Given instruction :: Transcribe each line of the material as it is, and drop any picture.

Record extracts ::
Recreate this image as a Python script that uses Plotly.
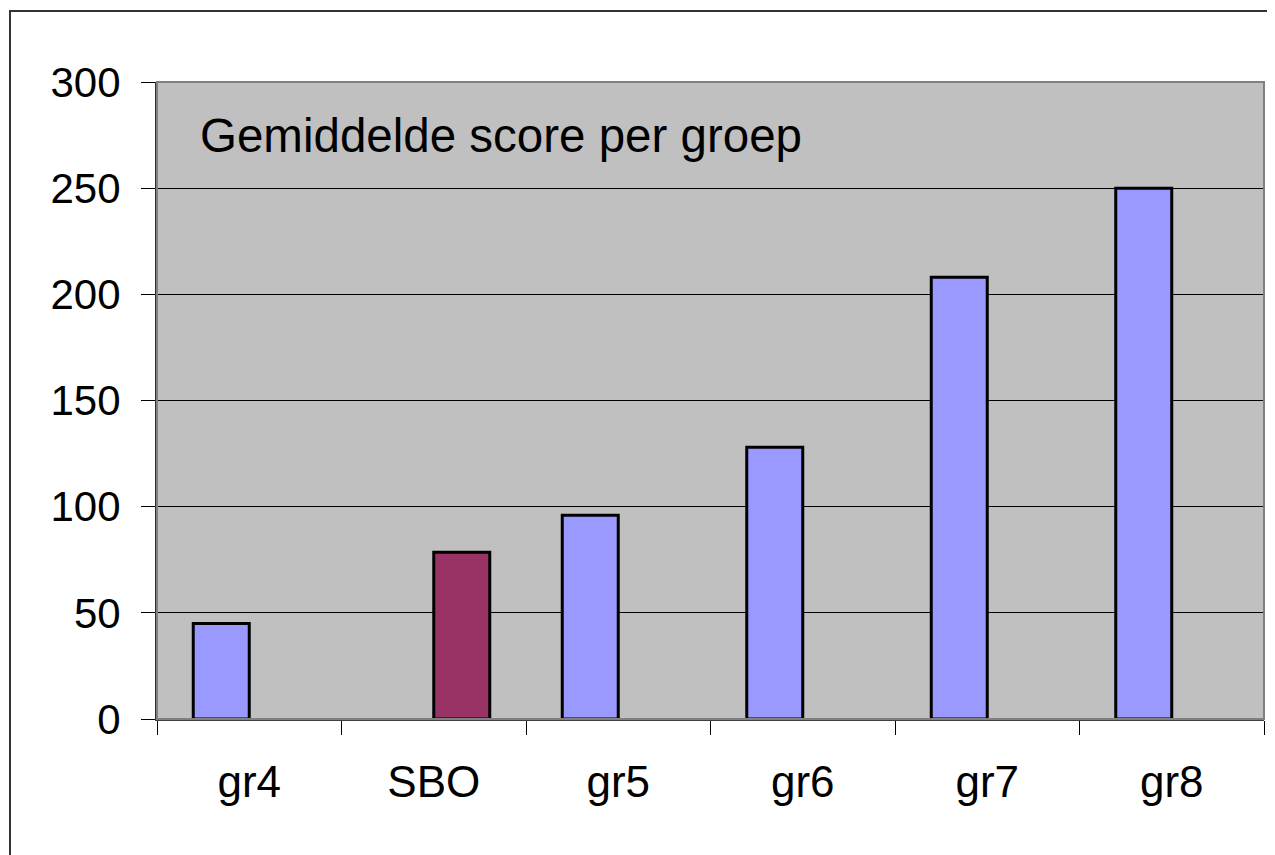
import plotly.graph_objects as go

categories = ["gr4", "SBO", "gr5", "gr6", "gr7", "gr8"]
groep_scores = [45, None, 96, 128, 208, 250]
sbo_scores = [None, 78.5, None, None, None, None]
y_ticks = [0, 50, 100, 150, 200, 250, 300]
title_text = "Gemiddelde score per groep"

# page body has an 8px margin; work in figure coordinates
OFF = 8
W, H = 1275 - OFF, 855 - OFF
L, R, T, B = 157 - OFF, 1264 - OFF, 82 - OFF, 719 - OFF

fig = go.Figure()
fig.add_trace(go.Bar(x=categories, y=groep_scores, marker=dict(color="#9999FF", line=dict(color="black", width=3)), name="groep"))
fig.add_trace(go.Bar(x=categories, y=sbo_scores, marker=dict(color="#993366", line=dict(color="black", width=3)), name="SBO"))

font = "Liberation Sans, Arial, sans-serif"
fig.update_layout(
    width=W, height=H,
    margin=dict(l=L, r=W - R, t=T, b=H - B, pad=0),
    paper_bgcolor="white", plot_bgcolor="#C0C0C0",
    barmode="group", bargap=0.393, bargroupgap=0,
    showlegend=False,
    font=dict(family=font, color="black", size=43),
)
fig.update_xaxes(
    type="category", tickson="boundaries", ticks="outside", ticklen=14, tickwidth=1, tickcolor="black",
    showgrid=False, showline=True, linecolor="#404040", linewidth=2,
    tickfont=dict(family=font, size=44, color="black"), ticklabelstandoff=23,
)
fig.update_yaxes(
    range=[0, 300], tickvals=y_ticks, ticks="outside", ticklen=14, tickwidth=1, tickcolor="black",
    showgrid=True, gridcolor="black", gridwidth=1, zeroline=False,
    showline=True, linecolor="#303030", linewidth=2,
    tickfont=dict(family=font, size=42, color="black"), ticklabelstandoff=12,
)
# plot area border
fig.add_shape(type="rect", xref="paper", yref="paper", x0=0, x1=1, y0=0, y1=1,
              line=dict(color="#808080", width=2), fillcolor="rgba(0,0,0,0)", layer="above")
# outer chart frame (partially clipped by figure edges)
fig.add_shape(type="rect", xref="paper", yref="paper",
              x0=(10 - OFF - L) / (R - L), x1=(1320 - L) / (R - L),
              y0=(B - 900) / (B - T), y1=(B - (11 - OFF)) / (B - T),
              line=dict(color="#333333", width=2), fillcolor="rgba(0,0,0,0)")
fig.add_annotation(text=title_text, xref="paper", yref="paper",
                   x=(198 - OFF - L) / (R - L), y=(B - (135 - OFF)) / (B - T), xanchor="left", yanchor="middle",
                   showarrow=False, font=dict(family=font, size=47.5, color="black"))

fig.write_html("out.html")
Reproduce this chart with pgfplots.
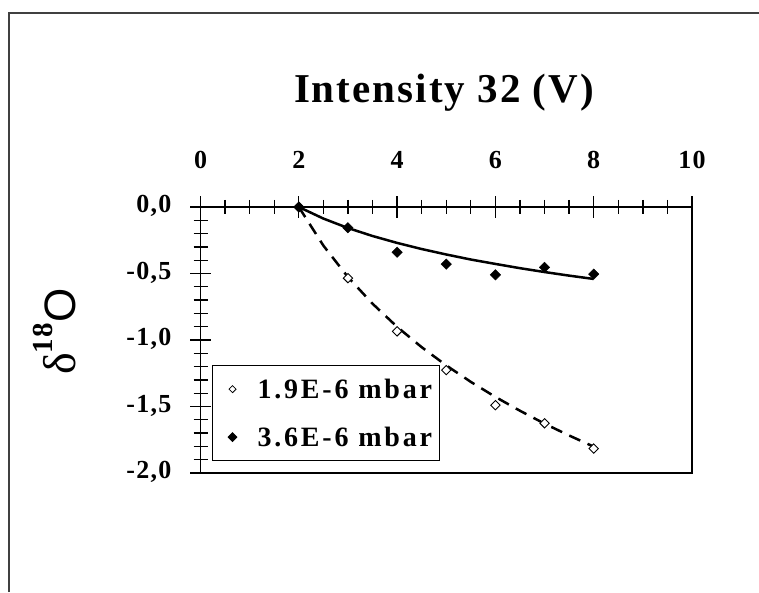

Solution to the exercise ::
Recreate this image as a Python script that uses Plotly.
import plotly.graph_objects as go

categories = ["gr4", "SBO", "gr5", "gr6", "gr7", "gr8"]
groep_scores = [45, None, 96, 128, 208, 250]
sbo_scores = [None, 78.5, None, None, None, None]
y_ticks = [0, 50, 100, 150, 200, 250, 300]
title_text = "Gemiddelde score per groep"

# page body has an 8px margin; work in figure coordinates
OFF = 8
W, H = 1275 - OFF, 855 - OFF
L, R, T, B = 157 - OFF, 1264 - OFF, 82 - OFF, 719 - OFF

fig = go.Figure()
fig.add_trace(go.Bar(x=categories, y=groep_scores, marker=dict(color="#9999FF", line=dict(color="black", width=3)), name="groep"))
fig.add_trace(go.Bar(x=categories, y=sbo_scores, marker=dict(color="#993366", line=dict(color="black", width=3)), name="SBO"))

font = "Liberation Sans, Arial, sans-serif"
fig.update_layout(
    width=W, height=H,
    margin=dict(l=L, r=W - R, t=T, b=H - B, pad=0),
    paper_bgcolor="white", plot_bgcolor="#C0C0C0",
    barmode="group", bargap=0.393, bargroupgap=0,
    showlegend=False,
    font=dict(family=font, color="black", size=43),
)
fig.update_xaxes(
    type="category", tickson="boundaries", ticks="outside", ticklen=14, tickwidth=1, tickcolor="black",
    showgrid=False, showline=True, linecolor="#404040", linewidth=2,
    tickfont=dict(family=font, size=44, color="black"), ticklabelstandoff=23,
)
fig.update_yaxes(
    range=[0, 300], tickvals=y_ticks, ticks="outside", ticklen=14, tickwidth=1, tickcolor="black",
    showgrid=True, gridcolor="black", gridwidth=1, zeroline=False,
    showline=True, linecolor="#303030", linewidth=2,
    tickfont=dict(family=font, size=42, color="black"), ticklabelstandoff=12,
)
# plot area border
fig.add_shape(type="rect", xref="paper", yref="paper", x0=0, x1=1, y0=0, y1=1,
              line=dict(color="#808080", width=2), fillcolor="rgba(0,0,0,0)", layer="above")
# outer chart frame (partially clipped by figure edges)
fig.add_shape(type="rect", xref="paper", yref="paper",
              x0=(10 - OFF - L) / (R - L), x1=(1320 - L) / (R - L),
              y0=(B - 900) / (B - T), y1=(B - (11 - OFF)) / (B - T),
              line=dict(color="#333333", width=2), fillcolor="rgba(0,0,0,0)")
fig.add_annotation(text=title_text, xref="paper", yref="paper",
                   x=(198 - OFF - L) / (R - L), y=(B - (135 - OFF)) / (B - T), xanchor="left", yanchor="middle",
                   showarrow=False, font=dict(family=font, size=47.5, color="black"))

fig.write_html("out.html")
Reproduce this chart with pgfplots.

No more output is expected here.